Будучи выходцем из семьи священнослужителя и учеником духовной семинарии, Добролюбов находит много достоинств в личности нижегородского епископа, которому посвящает специальную пространную запись. В ней, правда, нет прямого указания на то, что данное лицо служит юному семинаристу нравственным идеалом. Его образ скорее напоминает литературный портрет с элементами психологического анализа. Не случайно автор во второй записи дневника замечает, что «для психолога преосвященный Иеремия – находка» (с. 419). Тем не менее налицо сам факт выделения в самостоятельный очерк воспоминаний о яркой, заслуживающей внимания и раздумий личности.
Третьим элементом содержания ранних дневниковых записей (наряду с «нравственным катехизисом» и поиском объекта симпатий и подражаний) является критика собственных недостатков и вытекающее из этой критики стремление к их искоренению. Для этой цели Добролюбов «открывает» в журнале целый раздел под характеристическим заглавием «Психоториум». В него он заносит сведения о своих слабостях и пороках, критически оценивает формирующиеся черты характера: «Нынче <…> принял намерение с этого времени строже соблюдать за собою. Не знаю, будет ли у меня сил давать себе каждый день подробный отчет о своих прегрешениях» (с. 454).

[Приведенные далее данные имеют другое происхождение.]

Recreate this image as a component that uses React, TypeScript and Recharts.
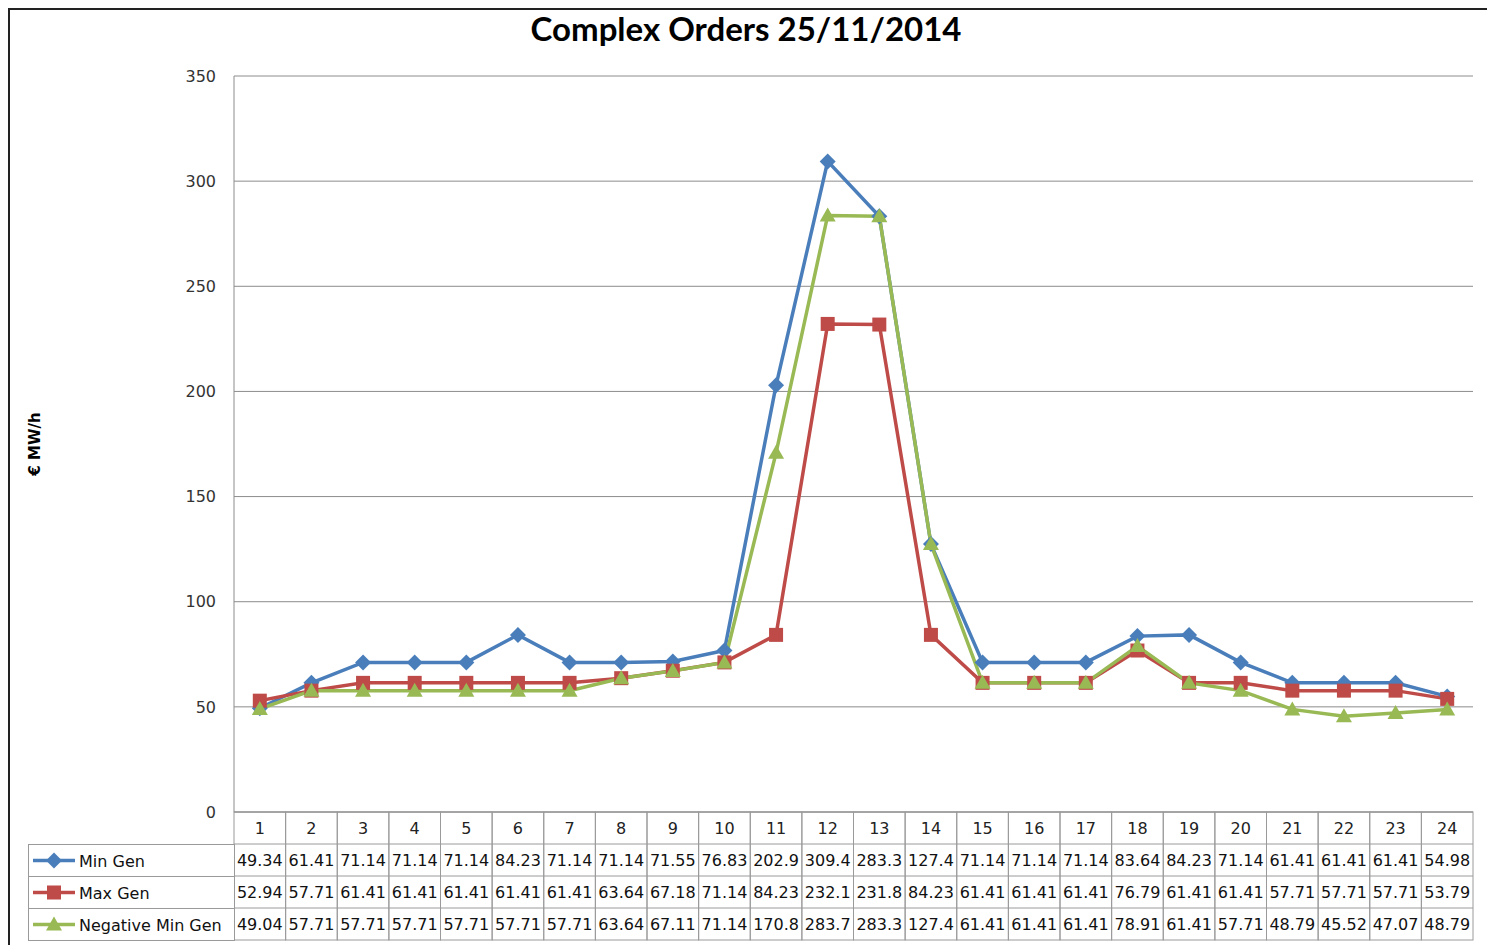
import {
  CartesianGrid,
  Legend,
  Line,
  LineChart,
  XAxis,
  YAxis
} from "recharts";

const hours = ["1", "2", "3", "4", "5", "6", "7", "8", "9", "10", "11", "12", "13", "14", "15", "16", "17", "18", "19", "20", "21", "22", "23", "24"];
const minGen = [49.34, 61.41, 71.14, 71.14, 71.14, 84.23, 71.14, 71.14, 71.55, 76.83, 202.9, 309.4, 283.3, 127.4, 71.14, 71.14, 71.14, 83.64, 84.23, 71.14, 61.41, 61.41, 61.41, 54.98];
const maxGen = [52.94, 57.71, 61.41, 61.41, 61.41, 61.41, 61.41, 63.64, 67.18, 71.14, 84.23, 232.1, 231.8, 84.23, 61.41, 61.41, 61.41, 76.79, 61.41, 61.41, 57.71, 57.71, 57.71, 53.79];
const negMinGen = [49.04, 57.71, 57.71, 57.71, 57.71, 57.71, 57.71, 63.64, 67.11, 71.14, 170.8, 283.7, 283.3, 127.4, 61.41, 61.41, 61.41, 78.91, 61.41, 57.71, 48.79, 45.52, 47.07, 48.79];
const yTicks = [0, 50, 100, 150, 200, 250, 300, 350];

const data = hours.map((h, i) => ({
  hour: h,
  minGen: minGen[i],
  maxGen: maxGen[i],
  negMinGen: negMinGen[i]
}));

const W = 1477;
const H = 935;
const PLOT_LEFT = 224;
const RIGHT = 14;
const COL_W = (W - PLOT_LEFT - RIGHT) / hours.length;
const ROW_H = 32;
const BORDER = "#9a9a9a";
const FONT = "'DejaVu Sans', Verdana, sans-serif";

const BLUE = "#4A7EBB";
const RED = "#BE4B48";
const GREEN = "#98B954";

function Marker({ kind, cx, cy, color }: { kind: string; cx: number; cy: number; color: string }) {
  if (kind === "diamond") {
    return <path d={`M${cx},${cy - 8}L${cx + 8},${cy}L${cx},${cy + 8}L${cx - 8},${cy}Z`} fill={color} />;
  }
  if (kind === "square") {
    return <rect x={cx - 7} y={cy - 7} width={14} height={14} fill={color} />;
  }
  return <path d={`M${cx},${cy - 8}L${cx + 8},${cy + 6}L${cx - 8},${cy + 6}Z`} fill={color} />;
}

const series = [
  { key: "minGen", name: "Min Gen", color: BLUE, kind: "diamond", values: minGen },
  { key: "maxGen", name: "Max Gen", color: RED, kind: "square", values: maxGen },
  { key: "negMinGen", name: "Negative Min Gen", color: GREEN, kind: "triangle", values: negMinGen }
];

function TableTick(props: any) {
  const { x, y, payload, index } = props;
  const left = x - COL_W / 2;
  return (
    <g>
      <rect x={left} y={y} width={COL_W} height={ROW_H * 4} fill="none" stroke={BORDER} strokeWidth={1} />
      {[1, 2, 3].map((r) => (
        <line key={r} x1={left} x2={left + COL_W} y1={y + ROW_H * r} y2={y + ROW_H * r} stroke={BORDER} />
      ))}
      <text x={x} y={y + ROW_H / 2 + 6} textAnchor="middle" fontSize={16} fontFamily={FONT} fill="#222">
        {payload.value}
      </text>
      {series.map((s, r) => (
        <text
          key={s.key}
          x={x}
          y={y + ROW_H * (r + 1) + ROW_H / 2 + 6}
          textAnchor="middle"
          fontSize={16}
          fontFamily={FONT}
          fill="#111"
        >
          {String(s.values[index])}
        </text>
      ))}
    </g>
  );
}

function TableLegend() {
  const w = 206;
  return (
    <svg width={w + 1} height={ROW_H * 3 + 1} style={{ display: "block" }}>
      {series.map((s, i) => {
        const y = i * ROW_H + 0.5;
        return (
          <g key={s.key}>
            <rect x={0.5} y={y} width={w} height={ROW_H} fill="#fff" stroke={BORDER} />
            <line x1={5} x2={47} y1={y + ROW_H / 2} y2={y + ROW_H / 2} stroke={s.color} strokeWidth={3.5} />
            <Marker kind={s.kind} cx={26} cy={y + ROW_H / 2} color={s.color} />
            <text x={51} y={y + ROW_H / 2 + 6} fontSize={16} fontFamily={FONT} fill="#111">
              {s.name}
            </text>
          </g>
        );
      })}
    </svg>
  );
}

function YLabel(props: any) {
  const vb = props.viewBox;
  const x = vb.x + 30;
  const y = vb.y + vb.height / 2;
  return (
    <text
      x={x}
      y={y}
      transform={`rotate(-90, ${x}, ${y})`}
      textAnchor="middle"
      fontSize={15}
      fontWeight="bold"
      fontFamily={FONT}
      fill="#000"
    >
      € MW/h
    </text>
  );
}

export default function App() {
  return (
    <div
      style={{
        position: "fixed",
        left: 8,
        top: 8,
        width: 1479,
        height: 937,
        borderLeft: "2px solid #222",
        borderTop: "2px solid #222",
        boxSizing: "border-box",
        background: "#fff"
      }}
    >
      <div
        style={{
          position: "absolute",
          left: 0,
          top: -1,
          width: 1472,
          textAlign: "center",
          fontFamily: "Lato, 'Open Sans', sans-serif",
          fontWeight: "bold",
          fontSize: 33,
          lineHeight: "38px",
          color: "#000"
        }}
      >
        Complex Orders 25/11/2014
      </div>
      <LineChart width={W} height={H} data={data} margin={{ top: 66, right: RIGHT, left: 0, bottom: 5 }}>
        <CartesianGrid vertical={false} stroke="#8c8c8c" strokeWidth={1} />
        <XAxis
          dataKey="hour"
          height={128}
          padding={{ left: COL_W / 2, right: COL_W / 2 }}
          tickLine={false}
          tickSize={0}
          tickMargin={0}
          axisLine={{ stroke: BORDER }}
          interval={0}
          tick={<TableTick />}
        />
        <YAxis
          width={PLOT_LEFT}
          domain={[0, 350]}
          ticks={yTicks}
          tickLine={false}
          tickSize={0}
          tickMargin={18}
          axisLine={{ stroke: "#8c8c8c" }}
          tick={{ fontSize: 16, fontFamily: FONT, fill: "#333" }}
          label={{ value: "€ MW/h", content: <YLabel /> }}
        />
        <Legend
          layout="vertical"
          align="center"
          verticalAlign="middle"
          content={<TableLegend />}
          wrapperStyle={{ left: 18, top: 834, bottom: "auto", width: 207 }}
        />
        {series.map((s) => (
          <Line
            key={s.key}
            dataKey={s.key}
            name={s.name}
            stroke={s.color}
            strokeWidth={3.5}
            isAnimationActive={false}
            dot={(p: any) => <Marker key={`${s.key}-${p.index}`} kind={s.kind} cx={p.cx} cy={p.cy} color={s.color} />}
            activeDot={false}
          />
        ))}
      </LineChart>
    </div>
  );
}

Как заведено в дневниках периода индивидуации, критика часто сочетается с наблюдениями за стадиями духовного роста. В этой части юношеские дневники вместе с динамикой развития личности обычно фиксируют изменения в представлениях авторов о нравственных и жизненных ценностях.
Духовное развитие Добролюбова шло такими стремительными темпами, что он не успевал оперативно обрабатывать накопившийся материал, оставлял дневник, окунаясь в гущу жизни, потом снова возвращался к нему, так что возрожденная летопись отражала постоянное обновление сознания и мировоззрения автора: «Пора возобновить забытый свой дневник, излить в нем новые живые впечатления, которые я нынче получил» (с. 432); «Начну с этих записок. Хоть теперь нет передо мной первых листов их за прошлый год, но я помню ясно, что в тот год я писал хуже: нынче у меня рука тверже, и как-то размашистее пишу я. Во-вторых, я припоминаю, что в начале прошлого года я записал спор свой и поражение В. Соколова, теперь я иначе смотрю на это, и мне стыдно, что обратил внимание на подобную мелочь» (с. 446); «Кроме того – заметно даже мне самому (впрочем, это не диво: я люблю наблюдать за собой), что я сделался гораздо серьезнее, положительнее, чем прежде» (с. 447).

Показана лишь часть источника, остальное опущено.